POR JOSÉ MANUEL JEREZ LINDE, CRONISTA OFICIAL DE LA E.L.M. DE GUADAJIRA (BADAJOZ).
Era este el segundo intento por localizar el poblado de Fernando V en la amplitud de las Vegas Altas. Siguiendo las explicaciones de algunos vecinos de Palazuelo (Badajoz), continuamos viaje por pistas y carreteras de una estrechez vertiginosa. Se extienden a ambos lados las parcelas encharcadas para el cultivo del arroz, y a nuestro paso una multitud de grullas desconfiadas elevan el cuello. Los tibios rayos de sol de esta jornada de Enero parecen querer dilatar la tarde bajo un azul intenso.
Finalmente, en la margen izquierda de la pista, se recorta la silueta de una torre junto a un reducido grupo de casas. Allí, por fin, se encontraba el poblado de Fernando V, pese a no existir ni una sola señal o indicador con el nombre del lugar. A nuestra llegada solo pudimos encontrar a un joven apostado sobre su coche que parecía esperar a alguien. Preguntamos y nos respondió afirmativamente, sin llegar a precisar el número de habitantes residentes. Tampoco llegamos a ver a ninguno de sus vecinos con lo cual aumentaba la sensación de despoblación.
Una gran explanada junto a la capilla, presidida por una fuente de granito, esbozaba la idea de que nos encontrábamos en la Plaza de España, una plaza inconclusa en la que no existía pavimentación y los árboles junto con las malas hierbas cubrían el terreno en toda su extensión. Anexo a esta capilla se erige una torre jalonada por una cruz que en realidad cumple la función de depósito de agua y que se asemeja a una torre-campanario. Rodeamos el edificio hasta descubrir su portada tapiada, las vidrieras laterales destrozadas a pedradas y los muros cubiertos por algún tipo de enredadera trepadora.
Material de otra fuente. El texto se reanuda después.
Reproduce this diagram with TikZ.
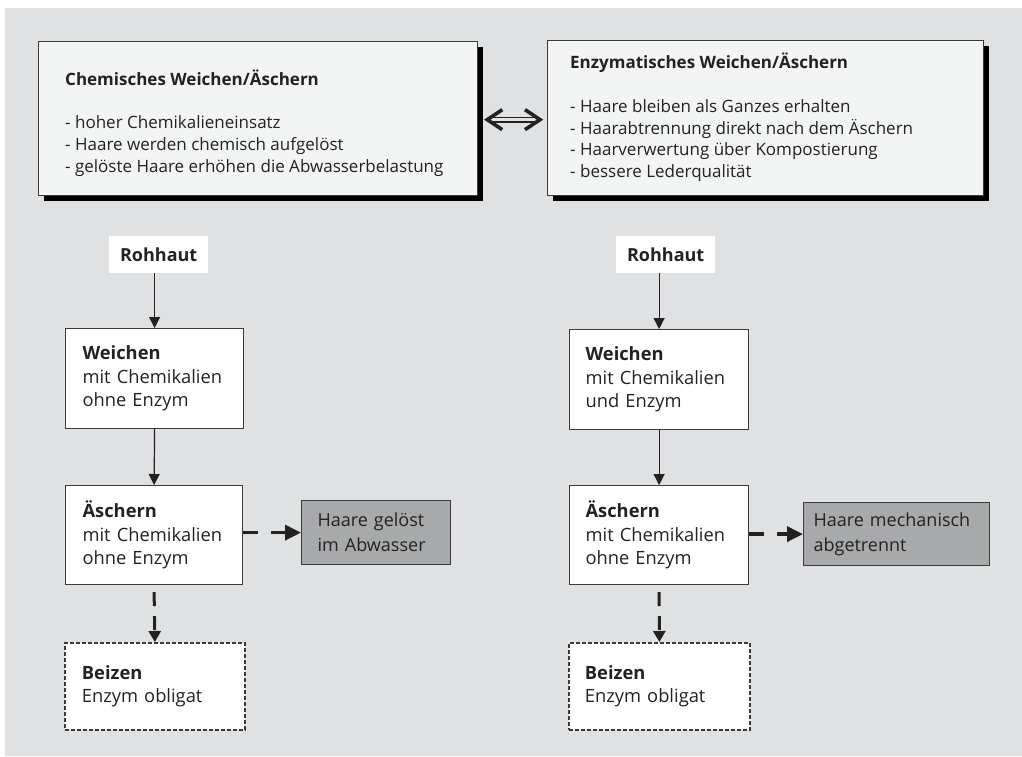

Dábamos por hecho que el interior habría sido vandalizado como efectivamente pudimos comprobar más adelante. En la parte trasera, y bajo una pequeña espadaña, comprobamos la existencia de una ventana cuya reja había sido cortada y forzada. Accedimos al interior por el angosto hueco para encontrarnos con la nave completamente destrozada. Las palomas revoloteaban en la zona del coro mientras sorteábamos botellas rotas, pasto, leños quemados a nuestro paso. Parte de las baldosas del suelo habían sido arrancadas, las paredes ennegrecidas por efecto de algunas hogueras y los grafitis presentes en prácticamente todo el interior.
Triste imagen la del altar que milagrosamente conserva la mesa de granito, de las lámparas de hierro quedan únicamente las cadenas. Tan solo dos fragmentos de vidrio azul y violeta daban cuenta del colorido de las vidrieras laterales. La visión no podía ser más desoladora ¿qué habría sido del resto de mobiliario e imágenes? La pared del altar presentaba dos oquedades huella inequívoca de repisas graníticas como soporte a dos tallas. Una tercera repisa, situada en el centro y milagrosamente conservada “in situ”, acogería sin duda el sagrario.
Había desaparecido el más mínimo atisbo sobre la advocación de este templo ¿se llegaría a oficiar alguna ceremonia?, preguntas de difícil respuesta ante una población aparentemente inexistente. Nos marchamos con esa incomoda sensación de desolación, de esta pedanía dependiente de Alcollarín, de la que únicamente se conservan los proyectos de construcción del poblado en 1965, obra que debemos a los arquitectos Miguel Herrero Urgel y José Alejandro Mancera Martínez.